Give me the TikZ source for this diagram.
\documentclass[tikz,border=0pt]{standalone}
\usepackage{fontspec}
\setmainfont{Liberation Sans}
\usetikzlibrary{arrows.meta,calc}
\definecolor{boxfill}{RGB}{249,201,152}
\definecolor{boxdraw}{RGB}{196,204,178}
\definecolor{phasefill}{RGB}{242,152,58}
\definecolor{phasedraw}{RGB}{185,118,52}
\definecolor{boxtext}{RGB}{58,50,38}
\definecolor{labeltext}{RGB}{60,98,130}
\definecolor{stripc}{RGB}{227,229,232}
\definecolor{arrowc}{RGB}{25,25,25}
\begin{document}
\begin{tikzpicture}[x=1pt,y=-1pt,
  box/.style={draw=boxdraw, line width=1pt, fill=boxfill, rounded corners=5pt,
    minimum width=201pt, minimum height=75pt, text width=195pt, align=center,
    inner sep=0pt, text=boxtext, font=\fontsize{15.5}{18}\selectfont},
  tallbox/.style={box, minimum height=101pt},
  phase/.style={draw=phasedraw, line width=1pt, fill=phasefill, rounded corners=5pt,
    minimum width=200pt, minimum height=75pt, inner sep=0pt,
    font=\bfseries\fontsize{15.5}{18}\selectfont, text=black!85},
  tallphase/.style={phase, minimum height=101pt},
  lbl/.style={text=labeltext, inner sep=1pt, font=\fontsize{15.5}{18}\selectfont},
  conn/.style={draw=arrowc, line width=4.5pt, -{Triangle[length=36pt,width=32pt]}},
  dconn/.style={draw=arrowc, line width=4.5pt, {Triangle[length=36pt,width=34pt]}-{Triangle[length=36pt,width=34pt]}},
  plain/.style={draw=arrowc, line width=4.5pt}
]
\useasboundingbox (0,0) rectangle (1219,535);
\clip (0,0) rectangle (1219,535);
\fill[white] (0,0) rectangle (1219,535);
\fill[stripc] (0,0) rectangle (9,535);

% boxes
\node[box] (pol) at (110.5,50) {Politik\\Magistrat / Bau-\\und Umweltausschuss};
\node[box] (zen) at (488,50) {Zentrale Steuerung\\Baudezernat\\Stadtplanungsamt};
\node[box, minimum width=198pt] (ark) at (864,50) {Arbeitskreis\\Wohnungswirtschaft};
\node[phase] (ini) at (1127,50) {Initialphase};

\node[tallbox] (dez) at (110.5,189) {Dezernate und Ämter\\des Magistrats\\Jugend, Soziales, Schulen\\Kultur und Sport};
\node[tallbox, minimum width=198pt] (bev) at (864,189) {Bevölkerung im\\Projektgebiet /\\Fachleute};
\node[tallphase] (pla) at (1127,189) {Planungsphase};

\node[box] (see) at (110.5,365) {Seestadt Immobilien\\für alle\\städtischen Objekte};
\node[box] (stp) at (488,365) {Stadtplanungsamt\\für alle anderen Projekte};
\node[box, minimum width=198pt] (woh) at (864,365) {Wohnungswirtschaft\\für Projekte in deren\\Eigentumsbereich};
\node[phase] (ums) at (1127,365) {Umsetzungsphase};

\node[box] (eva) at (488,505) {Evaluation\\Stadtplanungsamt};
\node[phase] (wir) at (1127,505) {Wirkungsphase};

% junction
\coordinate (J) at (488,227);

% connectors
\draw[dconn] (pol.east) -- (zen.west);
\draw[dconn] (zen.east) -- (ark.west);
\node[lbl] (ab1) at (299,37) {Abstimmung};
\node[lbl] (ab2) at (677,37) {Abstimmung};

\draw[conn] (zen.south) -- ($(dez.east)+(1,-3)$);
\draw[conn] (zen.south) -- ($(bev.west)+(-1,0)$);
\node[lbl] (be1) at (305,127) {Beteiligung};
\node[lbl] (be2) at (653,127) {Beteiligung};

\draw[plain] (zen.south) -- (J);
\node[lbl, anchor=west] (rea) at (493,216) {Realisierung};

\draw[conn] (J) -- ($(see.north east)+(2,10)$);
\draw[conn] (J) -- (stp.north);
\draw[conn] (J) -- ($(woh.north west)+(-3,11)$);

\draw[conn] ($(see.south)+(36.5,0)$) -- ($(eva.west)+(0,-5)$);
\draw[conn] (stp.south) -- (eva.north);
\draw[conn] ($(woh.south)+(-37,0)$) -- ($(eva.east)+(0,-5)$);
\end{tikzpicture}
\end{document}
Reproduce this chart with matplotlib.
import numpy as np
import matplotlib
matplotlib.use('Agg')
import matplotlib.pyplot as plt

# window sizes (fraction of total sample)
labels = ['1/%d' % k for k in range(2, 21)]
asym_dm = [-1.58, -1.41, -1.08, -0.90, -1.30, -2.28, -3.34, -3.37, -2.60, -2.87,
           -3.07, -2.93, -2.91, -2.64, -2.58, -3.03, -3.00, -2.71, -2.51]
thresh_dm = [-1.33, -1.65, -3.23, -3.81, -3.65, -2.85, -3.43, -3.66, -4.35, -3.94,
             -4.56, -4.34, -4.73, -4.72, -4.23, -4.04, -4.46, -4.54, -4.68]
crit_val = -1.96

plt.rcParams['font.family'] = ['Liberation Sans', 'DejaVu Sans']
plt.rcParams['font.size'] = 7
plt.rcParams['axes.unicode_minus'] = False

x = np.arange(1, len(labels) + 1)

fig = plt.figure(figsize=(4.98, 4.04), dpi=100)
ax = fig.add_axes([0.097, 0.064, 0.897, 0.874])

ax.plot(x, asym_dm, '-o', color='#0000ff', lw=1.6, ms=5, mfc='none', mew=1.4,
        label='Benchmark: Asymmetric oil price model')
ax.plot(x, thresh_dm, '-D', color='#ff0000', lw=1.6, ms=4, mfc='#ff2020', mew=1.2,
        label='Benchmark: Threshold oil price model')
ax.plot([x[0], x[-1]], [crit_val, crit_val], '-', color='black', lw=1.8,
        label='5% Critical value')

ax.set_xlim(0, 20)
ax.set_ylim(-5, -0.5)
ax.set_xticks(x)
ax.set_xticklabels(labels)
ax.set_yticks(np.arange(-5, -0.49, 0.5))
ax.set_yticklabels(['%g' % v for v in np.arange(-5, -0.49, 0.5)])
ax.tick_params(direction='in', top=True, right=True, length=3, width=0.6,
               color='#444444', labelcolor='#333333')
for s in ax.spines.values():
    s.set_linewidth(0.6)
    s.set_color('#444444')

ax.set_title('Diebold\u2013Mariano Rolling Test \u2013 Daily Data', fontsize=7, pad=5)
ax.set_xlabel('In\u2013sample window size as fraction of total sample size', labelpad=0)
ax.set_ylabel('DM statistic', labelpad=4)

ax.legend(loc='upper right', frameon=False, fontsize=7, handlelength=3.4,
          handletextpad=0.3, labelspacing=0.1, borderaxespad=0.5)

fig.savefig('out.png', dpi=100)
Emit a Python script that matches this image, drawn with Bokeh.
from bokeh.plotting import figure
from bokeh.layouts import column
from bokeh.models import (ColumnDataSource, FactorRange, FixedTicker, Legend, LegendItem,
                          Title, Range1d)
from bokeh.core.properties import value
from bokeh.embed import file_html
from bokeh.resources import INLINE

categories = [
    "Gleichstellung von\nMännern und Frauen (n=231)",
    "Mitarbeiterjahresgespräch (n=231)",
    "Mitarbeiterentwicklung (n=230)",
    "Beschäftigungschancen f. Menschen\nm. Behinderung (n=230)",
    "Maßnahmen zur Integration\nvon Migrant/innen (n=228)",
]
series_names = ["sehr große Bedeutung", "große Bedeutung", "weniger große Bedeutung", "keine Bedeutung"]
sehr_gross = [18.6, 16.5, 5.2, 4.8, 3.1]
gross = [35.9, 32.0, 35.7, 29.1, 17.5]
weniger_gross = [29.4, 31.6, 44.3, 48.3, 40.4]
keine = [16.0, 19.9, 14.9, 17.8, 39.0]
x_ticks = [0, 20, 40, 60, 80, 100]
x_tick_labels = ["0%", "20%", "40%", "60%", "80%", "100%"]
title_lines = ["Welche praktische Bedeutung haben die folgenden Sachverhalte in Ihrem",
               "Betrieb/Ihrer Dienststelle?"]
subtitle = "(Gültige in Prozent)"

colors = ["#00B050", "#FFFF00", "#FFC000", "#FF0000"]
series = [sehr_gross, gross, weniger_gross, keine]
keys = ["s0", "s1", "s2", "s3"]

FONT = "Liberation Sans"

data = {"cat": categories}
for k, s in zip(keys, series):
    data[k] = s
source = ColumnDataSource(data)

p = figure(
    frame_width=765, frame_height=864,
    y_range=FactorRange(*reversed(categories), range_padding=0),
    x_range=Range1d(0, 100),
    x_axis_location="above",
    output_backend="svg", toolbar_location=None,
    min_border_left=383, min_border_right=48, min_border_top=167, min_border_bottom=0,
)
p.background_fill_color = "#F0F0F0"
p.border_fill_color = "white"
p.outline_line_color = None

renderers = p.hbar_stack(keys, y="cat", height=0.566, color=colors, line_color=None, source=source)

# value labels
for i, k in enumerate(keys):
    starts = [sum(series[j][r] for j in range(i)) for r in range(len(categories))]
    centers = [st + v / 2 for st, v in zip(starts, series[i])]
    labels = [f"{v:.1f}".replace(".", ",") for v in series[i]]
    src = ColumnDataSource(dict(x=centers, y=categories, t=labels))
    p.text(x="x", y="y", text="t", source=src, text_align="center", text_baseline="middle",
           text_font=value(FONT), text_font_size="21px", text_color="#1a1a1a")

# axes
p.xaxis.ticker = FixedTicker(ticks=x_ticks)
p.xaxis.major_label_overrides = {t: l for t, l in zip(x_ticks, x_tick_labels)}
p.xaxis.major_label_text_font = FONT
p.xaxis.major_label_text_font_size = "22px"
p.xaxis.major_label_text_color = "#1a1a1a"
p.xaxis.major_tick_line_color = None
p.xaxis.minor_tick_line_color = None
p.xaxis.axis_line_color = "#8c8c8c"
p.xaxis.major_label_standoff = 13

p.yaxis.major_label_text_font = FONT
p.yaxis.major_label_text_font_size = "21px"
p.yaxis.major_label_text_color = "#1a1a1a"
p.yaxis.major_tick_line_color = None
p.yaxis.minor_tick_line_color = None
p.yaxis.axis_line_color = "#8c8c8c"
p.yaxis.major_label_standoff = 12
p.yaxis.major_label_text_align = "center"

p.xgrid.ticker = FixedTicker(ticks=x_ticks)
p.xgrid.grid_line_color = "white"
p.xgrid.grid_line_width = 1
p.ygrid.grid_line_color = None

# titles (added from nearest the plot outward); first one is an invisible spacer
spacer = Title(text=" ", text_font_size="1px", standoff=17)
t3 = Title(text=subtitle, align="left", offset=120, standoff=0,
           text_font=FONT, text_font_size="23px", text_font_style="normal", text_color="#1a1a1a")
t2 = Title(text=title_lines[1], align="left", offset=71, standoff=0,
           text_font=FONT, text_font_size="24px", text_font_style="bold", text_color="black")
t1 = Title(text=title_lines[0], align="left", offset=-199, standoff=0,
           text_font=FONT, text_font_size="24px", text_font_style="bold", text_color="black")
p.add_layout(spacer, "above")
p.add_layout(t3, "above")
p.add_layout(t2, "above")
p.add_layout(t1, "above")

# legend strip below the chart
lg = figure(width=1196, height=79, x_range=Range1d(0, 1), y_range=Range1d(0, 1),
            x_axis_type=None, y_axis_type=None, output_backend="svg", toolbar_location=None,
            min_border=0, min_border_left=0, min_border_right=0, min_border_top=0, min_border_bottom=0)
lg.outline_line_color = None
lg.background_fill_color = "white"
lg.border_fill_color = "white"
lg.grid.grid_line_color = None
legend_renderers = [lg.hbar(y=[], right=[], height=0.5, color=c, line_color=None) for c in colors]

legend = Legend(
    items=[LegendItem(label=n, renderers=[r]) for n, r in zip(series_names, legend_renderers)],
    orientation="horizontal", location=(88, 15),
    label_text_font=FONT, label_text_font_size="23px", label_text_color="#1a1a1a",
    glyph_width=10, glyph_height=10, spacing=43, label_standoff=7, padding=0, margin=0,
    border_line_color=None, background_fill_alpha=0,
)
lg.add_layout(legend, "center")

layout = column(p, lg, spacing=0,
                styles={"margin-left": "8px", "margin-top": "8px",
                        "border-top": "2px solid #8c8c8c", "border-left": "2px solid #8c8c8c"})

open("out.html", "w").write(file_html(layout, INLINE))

# Stated task
Please copy only the lines between the first line of the entries and the line with "(0,0) rectangle (9,535);", keeping those two end lines as well, exactly as written.

# Reply
Give me the TikZ source for this diagram.
\documentclass[tikz,border=0pt]{standalone}
\usepackage{fontspec}
\setmainfont{Liberation Sans}
\usetikzlibrary{arrows.meta,calc}
\definecolor{boxfill}{RGB}{249,201,152}
\definecolor{boxdraw}{RGB}{196,204,178}
\definecolor{phasefill}{RGB}{242,152,58}
\definecolor{phasedraw}{RGB}{185,118,52}
\definecolor{boxtext}{RGB}{58,50,38}
\definecolor{labeltext}{RGB}{60,98,130}
\definecolor{stripc}{RGB}{227,229,232}
\definecolor{arrowc}{RGB}{25,25,25}
\begin{document}
\begin{tikzpicture}[x=1pt,y=-1pt,
  box/.style={draw=boxdraw, line width=1pt, fill=boxfill, rounded corners=5pt,
    minimum width=201pt, minimum height=75pt, text width=195pt, align=center,
    inner sep=0pt, text=boxtext, font=\fontsize{15.5}{18}\selectfont},
  tallbox/.style={box, minimum height=101pt},
  phase/.style={draw=phasedraw, line width=1pt, fill=phasefill, rounded corners=5pt,
    minimum width=200pt, minimum height=75pt, inner sep=0pt,
    font=\bfseries\fontsize{15.5}{18}\selectfont, text=black!85},
  tallphase/.style={phase, minimum height=101pt},
  lbl/.style={text=labeltext, inner sep=1pt, font=\fontsize{15.5}{18}\selectfont},
  conn/.style={draw=arrowc, line width=4.5pt, -{Triangle[length=36pt,width=32pt]}},
  dconn/.style={draw=arrowc, line width=4.5pt, {Triangle[length=36pt,width=34pt]}-{Triangle[length=36pt,width=34pt]}},
  plain/.style={draw=arrowc, line width=4.5pt}
]
\useasboundingbox (0,0) rectangle (1219,535);
\clip (0,0) rectangle (1219,535);
\fill[white] (0,0) rectangle (1219,535);
\fill[stripc] (0,0) rectangle (9,535);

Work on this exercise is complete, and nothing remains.